Whenever you are talking to a stranger, remember to know that however much they do not know about you, you probably do not know about them.
What is life in between the moments that emotions chill our bones? What is life in between the times we gaze into death’s eyes? What is life in between the times that we notice what life is? When we see our position in the universe as singular, momentary, and conflicting? When we realize in this life we have the potential to be anyone at all? What do we do inbetween those moments?
Be thinking! But in the meantime, have a wonderful night!
Comments (5)
you make some very good points.
Dude, I wish I was half that profound!
I’ve been wondering about life. Yesterday, I didn’t feel the least bit alive.
thank you.
this is reminiscent of confucius or lao tzu. poignant. true.

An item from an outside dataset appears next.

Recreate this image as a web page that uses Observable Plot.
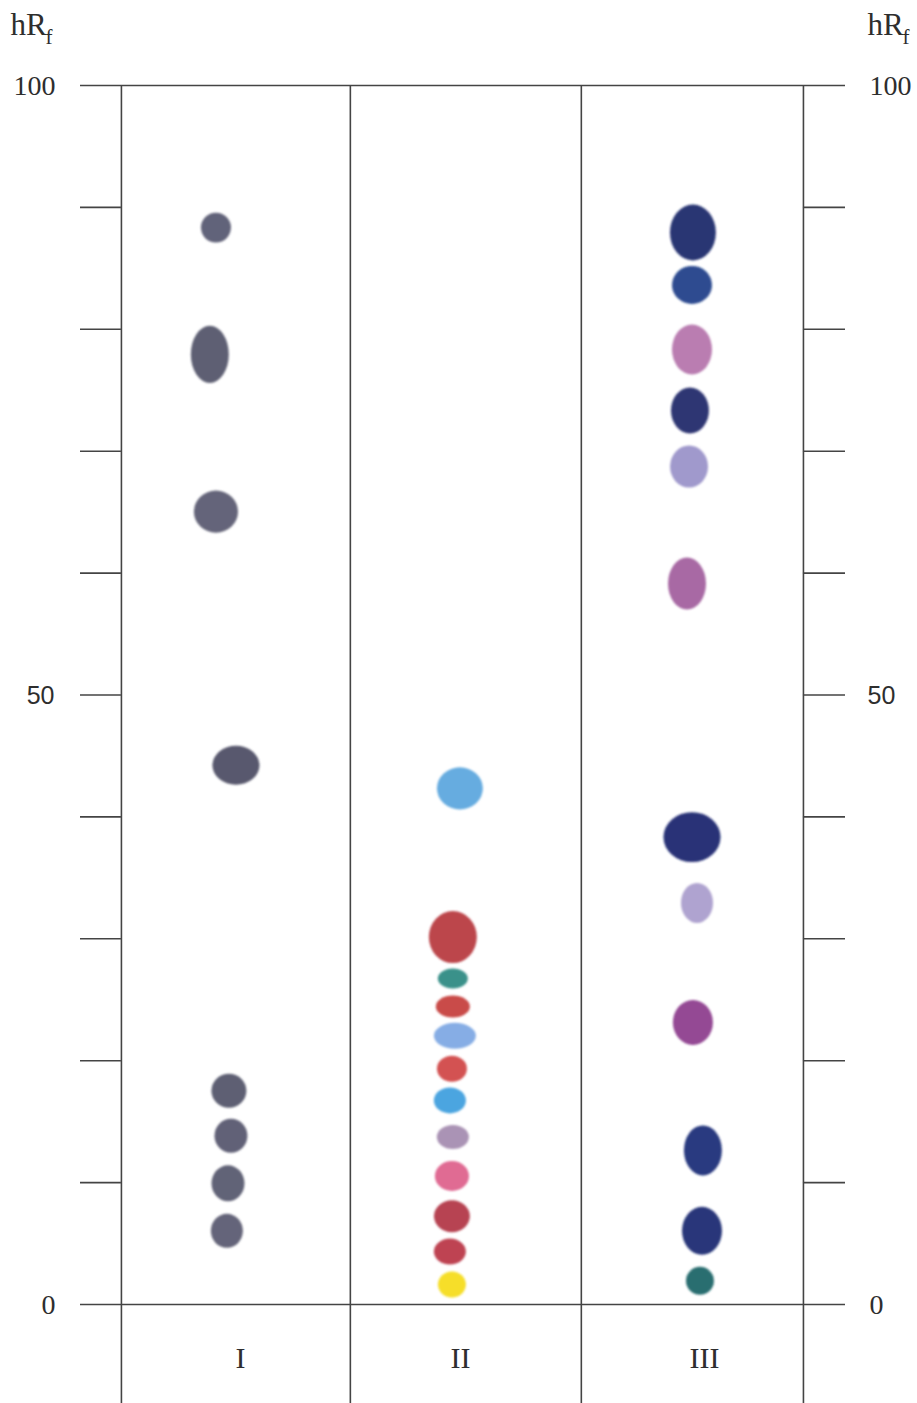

Once again, I love your thoughts. Sometimes I wish life could be all thinking. “I think; therefore I am.” Wouldn’t that be so easy? If we could just think it through and marvel over how fascinating it all is and every time we thought, we would think a new thought and then we’d go somewhere else and it would never end. Your Calvin & Hobbes picture fits perfectly.
I love those guys.
You wrote: “How can one consent to be created? This criterion makes it so that no one can ever have a duty to anyone else ever. This is an argument that duty does not exist.”
No, it is not an argument that no one can ever have a duty to anyone else ever. It is an argument against the idea that, just because someone was created by another, they have a duty to that person.